The material below holds pictures; leave them out and reproduce exactly the lines from the one with "Output the component" through the one with "Chart.register(...registerables);", inclusive.

## begin Material for this exercise

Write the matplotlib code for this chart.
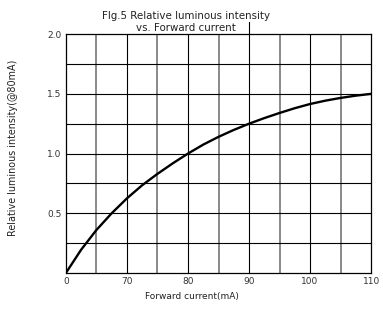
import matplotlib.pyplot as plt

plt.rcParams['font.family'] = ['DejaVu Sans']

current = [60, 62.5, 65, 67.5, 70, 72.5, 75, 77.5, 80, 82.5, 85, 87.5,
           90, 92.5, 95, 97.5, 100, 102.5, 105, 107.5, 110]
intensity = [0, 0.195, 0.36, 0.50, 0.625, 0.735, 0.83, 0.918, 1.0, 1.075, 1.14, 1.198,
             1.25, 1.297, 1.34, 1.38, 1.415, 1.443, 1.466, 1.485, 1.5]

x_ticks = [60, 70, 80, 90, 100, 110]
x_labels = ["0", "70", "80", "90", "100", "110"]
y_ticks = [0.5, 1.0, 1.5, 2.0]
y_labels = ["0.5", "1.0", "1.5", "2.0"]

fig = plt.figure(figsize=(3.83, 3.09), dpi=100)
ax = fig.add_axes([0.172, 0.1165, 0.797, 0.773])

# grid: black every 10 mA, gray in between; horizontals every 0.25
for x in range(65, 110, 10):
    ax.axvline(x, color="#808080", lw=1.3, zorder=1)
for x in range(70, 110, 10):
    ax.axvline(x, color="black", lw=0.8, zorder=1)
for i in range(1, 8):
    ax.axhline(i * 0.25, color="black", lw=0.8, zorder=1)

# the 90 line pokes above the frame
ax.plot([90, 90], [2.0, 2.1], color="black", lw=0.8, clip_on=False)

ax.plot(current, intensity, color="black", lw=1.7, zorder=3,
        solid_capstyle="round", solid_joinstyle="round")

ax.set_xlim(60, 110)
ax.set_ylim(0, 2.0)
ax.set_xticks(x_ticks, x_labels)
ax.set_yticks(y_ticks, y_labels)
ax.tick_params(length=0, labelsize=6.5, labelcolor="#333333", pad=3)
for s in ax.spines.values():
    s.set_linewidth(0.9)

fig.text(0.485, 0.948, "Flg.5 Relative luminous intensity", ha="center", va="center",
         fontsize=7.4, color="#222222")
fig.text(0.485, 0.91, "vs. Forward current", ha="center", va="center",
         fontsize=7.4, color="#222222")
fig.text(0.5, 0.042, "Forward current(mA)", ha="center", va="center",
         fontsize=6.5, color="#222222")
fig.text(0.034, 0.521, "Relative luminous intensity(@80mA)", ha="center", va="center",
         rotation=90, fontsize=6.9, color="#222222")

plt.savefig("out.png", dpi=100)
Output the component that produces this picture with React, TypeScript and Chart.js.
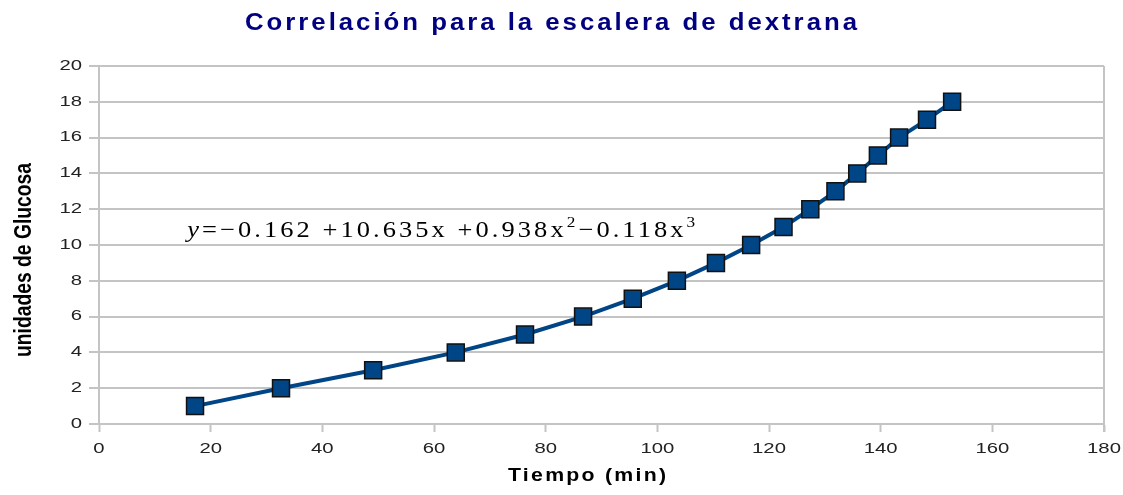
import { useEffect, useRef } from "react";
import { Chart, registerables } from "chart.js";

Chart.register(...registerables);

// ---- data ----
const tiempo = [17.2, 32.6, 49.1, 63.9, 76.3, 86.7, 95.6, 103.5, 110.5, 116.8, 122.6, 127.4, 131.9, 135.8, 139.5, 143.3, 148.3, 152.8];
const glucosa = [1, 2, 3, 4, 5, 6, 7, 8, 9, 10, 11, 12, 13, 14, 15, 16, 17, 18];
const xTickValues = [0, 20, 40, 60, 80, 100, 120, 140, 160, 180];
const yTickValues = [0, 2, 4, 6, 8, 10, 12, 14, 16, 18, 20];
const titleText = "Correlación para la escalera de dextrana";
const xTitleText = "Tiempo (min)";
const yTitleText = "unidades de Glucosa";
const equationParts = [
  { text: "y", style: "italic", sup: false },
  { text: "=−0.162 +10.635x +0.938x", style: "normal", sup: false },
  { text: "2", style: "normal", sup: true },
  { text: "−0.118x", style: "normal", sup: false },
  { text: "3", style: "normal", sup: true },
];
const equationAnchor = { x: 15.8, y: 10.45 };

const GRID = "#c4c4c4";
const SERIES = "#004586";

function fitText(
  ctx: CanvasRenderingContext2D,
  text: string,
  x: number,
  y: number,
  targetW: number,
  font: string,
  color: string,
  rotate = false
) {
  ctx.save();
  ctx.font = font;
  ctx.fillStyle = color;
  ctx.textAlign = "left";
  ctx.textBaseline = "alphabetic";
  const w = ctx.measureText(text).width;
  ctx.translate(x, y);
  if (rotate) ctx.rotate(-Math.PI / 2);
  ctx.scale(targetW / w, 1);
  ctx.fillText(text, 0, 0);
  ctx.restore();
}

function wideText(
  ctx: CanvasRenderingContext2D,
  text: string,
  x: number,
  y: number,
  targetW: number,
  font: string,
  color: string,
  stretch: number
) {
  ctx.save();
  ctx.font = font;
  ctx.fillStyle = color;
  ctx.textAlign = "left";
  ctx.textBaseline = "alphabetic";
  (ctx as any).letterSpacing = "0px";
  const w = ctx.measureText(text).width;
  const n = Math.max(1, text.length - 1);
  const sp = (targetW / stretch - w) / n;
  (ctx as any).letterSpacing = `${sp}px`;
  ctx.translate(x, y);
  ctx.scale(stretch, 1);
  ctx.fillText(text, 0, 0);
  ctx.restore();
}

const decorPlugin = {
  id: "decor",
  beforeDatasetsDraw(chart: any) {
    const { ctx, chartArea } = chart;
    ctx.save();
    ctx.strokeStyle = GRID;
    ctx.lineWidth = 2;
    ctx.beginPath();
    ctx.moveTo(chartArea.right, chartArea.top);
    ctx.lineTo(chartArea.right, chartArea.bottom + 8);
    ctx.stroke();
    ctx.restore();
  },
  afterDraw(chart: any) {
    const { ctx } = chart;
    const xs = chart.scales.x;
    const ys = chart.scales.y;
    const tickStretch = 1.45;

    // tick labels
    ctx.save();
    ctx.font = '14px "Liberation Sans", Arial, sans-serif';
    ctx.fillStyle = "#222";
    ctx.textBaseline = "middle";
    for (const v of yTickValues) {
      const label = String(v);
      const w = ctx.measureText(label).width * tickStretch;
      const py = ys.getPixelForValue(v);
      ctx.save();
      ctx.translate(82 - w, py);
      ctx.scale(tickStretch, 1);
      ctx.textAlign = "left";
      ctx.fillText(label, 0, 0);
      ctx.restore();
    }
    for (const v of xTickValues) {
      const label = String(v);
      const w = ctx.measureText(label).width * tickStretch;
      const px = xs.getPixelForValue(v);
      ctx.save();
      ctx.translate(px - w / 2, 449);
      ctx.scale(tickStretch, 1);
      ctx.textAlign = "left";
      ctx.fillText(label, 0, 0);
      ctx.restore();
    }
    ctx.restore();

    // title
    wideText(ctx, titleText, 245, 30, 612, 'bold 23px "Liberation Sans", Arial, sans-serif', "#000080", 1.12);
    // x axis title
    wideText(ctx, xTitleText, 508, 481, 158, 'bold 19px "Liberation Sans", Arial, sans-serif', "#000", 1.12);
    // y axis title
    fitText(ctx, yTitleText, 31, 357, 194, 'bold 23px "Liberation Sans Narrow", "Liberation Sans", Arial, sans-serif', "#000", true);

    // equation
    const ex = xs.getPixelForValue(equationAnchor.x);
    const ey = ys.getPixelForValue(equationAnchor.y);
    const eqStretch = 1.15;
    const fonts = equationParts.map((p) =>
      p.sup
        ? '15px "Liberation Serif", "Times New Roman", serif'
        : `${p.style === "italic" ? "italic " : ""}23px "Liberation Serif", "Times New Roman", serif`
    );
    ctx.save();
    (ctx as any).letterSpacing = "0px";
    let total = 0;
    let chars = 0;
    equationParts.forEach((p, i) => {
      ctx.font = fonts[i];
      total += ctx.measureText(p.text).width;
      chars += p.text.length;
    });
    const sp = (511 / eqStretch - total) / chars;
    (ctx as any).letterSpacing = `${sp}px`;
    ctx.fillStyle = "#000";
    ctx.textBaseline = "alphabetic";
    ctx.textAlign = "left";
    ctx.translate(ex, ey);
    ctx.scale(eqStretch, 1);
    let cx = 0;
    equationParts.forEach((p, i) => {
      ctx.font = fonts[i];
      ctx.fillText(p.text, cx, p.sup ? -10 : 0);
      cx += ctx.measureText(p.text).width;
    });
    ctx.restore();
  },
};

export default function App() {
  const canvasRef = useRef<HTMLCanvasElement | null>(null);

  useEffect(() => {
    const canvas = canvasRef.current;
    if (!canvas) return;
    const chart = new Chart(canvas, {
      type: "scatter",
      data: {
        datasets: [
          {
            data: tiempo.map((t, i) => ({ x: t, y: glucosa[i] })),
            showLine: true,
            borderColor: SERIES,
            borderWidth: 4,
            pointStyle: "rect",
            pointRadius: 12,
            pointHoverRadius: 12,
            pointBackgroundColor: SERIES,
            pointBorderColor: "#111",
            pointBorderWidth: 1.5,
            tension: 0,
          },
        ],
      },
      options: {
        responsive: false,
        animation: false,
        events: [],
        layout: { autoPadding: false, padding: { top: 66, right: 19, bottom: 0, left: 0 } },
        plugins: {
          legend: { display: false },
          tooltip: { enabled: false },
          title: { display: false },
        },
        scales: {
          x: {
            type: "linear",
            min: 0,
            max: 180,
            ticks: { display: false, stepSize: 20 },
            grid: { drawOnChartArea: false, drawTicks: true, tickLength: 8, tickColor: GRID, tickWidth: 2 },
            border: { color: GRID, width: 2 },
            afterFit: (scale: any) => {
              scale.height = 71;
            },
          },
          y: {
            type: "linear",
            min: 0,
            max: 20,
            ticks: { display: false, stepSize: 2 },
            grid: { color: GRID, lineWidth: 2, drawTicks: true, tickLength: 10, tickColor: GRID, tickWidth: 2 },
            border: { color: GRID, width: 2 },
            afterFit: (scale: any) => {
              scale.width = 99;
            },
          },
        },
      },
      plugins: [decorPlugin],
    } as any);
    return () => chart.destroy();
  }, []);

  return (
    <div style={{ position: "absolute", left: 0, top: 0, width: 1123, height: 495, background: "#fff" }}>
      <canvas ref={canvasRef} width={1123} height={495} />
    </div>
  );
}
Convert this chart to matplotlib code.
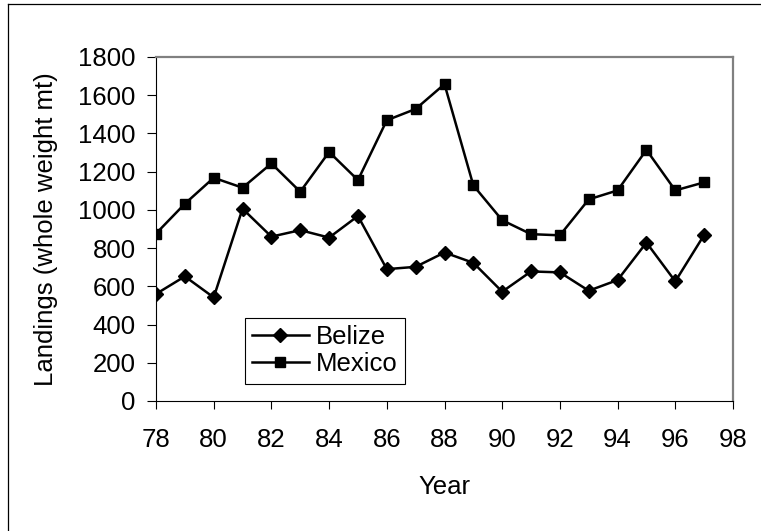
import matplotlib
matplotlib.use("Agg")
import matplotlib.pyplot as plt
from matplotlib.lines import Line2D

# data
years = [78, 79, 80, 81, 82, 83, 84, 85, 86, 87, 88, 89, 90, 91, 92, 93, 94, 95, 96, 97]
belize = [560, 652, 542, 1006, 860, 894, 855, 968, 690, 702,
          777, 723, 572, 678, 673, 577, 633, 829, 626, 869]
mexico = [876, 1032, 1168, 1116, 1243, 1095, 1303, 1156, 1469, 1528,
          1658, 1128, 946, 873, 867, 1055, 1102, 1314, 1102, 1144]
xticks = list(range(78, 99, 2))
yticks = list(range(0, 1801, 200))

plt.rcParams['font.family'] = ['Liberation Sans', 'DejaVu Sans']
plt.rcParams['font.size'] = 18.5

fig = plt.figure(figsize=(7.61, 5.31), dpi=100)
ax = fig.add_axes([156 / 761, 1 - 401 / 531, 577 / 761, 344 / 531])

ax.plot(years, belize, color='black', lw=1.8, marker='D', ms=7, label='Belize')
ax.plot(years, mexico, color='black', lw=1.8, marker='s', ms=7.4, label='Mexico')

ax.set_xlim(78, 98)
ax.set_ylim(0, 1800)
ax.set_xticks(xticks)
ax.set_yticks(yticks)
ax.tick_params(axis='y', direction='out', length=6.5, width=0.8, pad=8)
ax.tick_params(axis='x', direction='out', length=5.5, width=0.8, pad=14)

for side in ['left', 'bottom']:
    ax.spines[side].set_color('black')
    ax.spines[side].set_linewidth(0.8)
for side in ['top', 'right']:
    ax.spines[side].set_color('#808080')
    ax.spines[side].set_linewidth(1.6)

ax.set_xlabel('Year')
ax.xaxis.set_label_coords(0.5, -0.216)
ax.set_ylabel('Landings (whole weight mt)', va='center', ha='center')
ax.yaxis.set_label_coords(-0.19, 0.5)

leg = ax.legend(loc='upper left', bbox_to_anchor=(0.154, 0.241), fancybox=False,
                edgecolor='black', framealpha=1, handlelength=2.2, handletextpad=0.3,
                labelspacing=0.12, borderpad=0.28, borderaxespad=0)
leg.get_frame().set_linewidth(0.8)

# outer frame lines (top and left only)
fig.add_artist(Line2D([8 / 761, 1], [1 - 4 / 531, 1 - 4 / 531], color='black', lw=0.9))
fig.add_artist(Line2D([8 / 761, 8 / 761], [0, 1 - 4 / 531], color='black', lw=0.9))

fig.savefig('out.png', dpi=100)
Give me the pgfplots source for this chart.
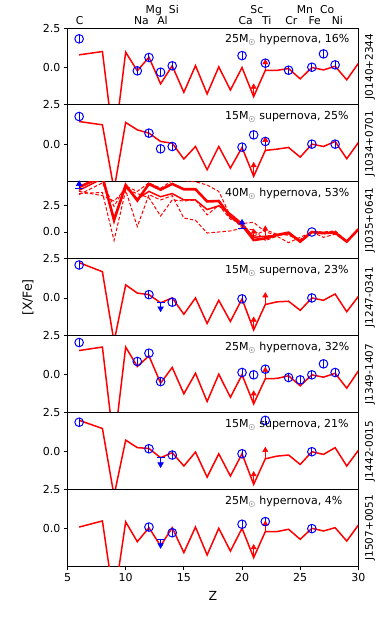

## end Material for this exercise

Correct answer:
Output the component that produces this picture with React, TypeScript and Chart.js.
import { useEffect, useRef } from "react";
import { Chart, registerables } from "chart.js";

Chart.register(...registerables);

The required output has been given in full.